Task to complete: Wherever the string "this" appears, copy the whole line.

Given entries:
• • • •

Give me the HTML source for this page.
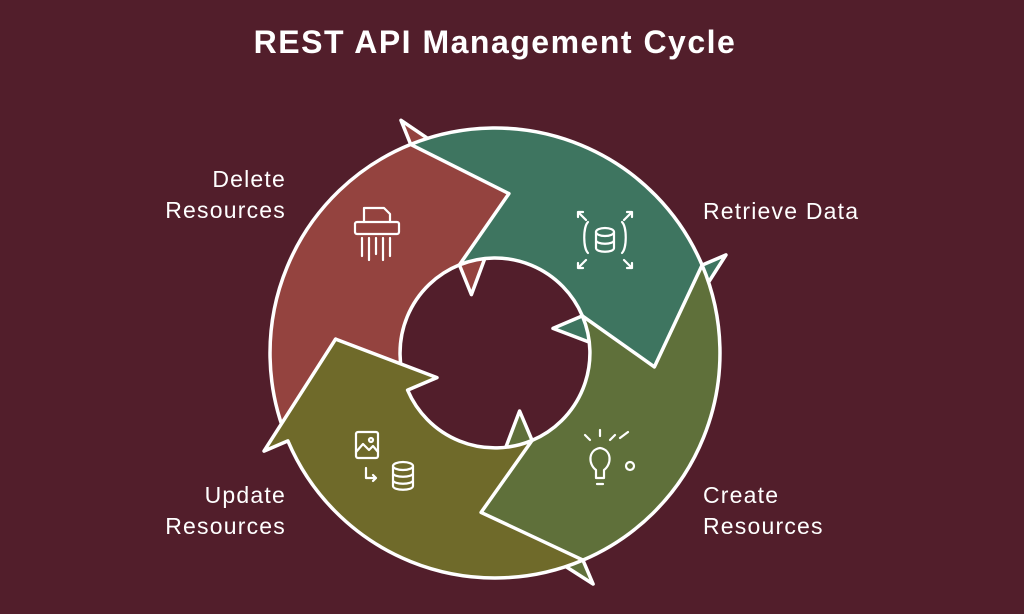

• • • •

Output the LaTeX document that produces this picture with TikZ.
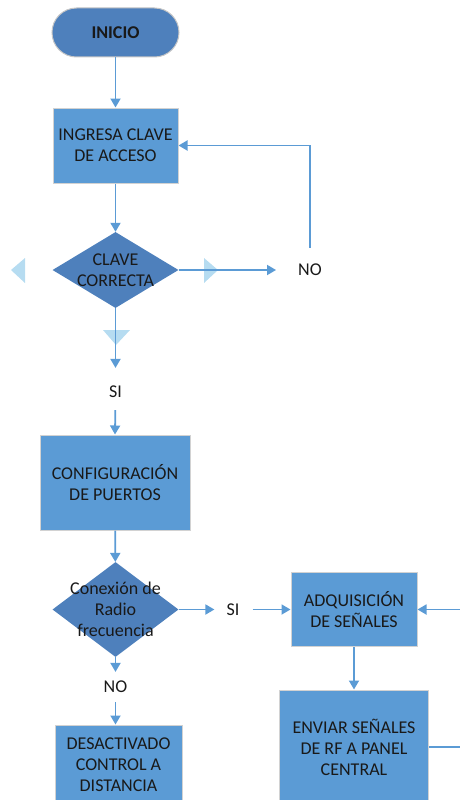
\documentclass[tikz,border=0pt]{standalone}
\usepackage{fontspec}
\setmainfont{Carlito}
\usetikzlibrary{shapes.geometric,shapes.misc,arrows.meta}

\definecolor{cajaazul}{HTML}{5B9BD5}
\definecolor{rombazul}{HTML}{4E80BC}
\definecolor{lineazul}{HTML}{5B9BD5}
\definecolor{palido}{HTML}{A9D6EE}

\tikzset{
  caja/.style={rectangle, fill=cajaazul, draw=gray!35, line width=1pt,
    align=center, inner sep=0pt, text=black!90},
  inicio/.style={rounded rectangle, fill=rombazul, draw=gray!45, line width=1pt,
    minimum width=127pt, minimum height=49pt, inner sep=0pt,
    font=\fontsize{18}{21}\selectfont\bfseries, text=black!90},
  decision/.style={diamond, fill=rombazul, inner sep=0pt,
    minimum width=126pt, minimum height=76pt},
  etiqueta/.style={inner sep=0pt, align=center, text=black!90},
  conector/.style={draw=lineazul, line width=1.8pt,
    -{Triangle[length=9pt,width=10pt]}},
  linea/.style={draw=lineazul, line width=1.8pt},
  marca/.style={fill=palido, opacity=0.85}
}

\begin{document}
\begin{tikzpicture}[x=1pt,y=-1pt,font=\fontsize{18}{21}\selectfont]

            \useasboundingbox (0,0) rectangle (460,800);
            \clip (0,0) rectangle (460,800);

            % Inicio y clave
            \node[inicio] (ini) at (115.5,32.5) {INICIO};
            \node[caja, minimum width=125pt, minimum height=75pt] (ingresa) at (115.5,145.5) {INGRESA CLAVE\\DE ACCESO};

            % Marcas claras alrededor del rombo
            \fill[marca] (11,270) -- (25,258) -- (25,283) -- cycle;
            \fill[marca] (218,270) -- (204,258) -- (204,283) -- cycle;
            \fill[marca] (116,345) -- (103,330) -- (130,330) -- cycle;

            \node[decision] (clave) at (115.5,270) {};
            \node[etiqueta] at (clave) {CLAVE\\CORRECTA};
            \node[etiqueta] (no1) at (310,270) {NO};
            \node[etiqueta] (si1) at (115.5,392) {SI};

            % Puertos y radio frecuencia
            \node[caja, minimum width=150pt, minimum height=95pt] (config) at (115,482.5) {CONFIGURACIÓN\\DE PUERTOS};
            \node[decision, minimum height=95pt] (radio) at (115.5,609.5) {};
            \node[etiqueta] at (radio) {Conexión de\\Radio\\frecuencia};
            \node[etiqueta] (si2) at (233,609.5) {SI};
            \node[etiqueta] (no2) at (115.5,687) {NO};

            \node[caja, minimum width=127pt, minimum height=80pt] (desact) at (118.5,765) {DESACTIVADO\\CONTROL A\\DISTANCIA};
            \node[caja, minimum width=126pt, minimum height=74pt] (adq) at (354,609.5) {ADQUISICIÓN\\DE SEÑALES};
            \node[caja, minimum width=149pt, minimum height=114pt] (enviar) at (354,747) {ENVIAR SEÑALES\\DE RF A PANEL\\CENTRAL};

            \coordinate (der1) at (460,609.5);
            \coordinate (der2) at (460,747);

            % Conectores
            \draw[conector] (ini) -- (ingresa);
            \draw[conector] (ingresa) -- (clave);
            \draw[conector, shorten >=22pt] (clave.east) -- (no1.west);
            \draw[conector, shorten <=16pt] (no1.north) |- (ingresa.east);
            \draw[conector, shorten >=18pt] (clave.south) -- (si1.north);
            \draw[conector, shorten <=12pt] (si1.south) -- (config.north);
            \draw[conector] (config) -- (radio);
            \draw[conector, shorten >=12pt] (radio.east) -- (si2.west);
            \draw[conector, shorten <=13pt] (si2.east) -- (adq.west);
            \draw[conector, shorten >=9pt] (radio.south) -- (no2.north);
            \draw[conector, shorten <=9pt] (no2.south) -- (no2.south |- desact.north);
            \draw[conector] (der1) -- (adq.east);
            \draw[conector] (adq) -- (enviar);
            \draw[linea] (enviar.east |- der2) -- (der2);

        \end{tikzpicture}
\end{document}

• • • •

The reply:
Give me the HTML source for this page.
Output the LaTeX document that produces this picture with TikZ.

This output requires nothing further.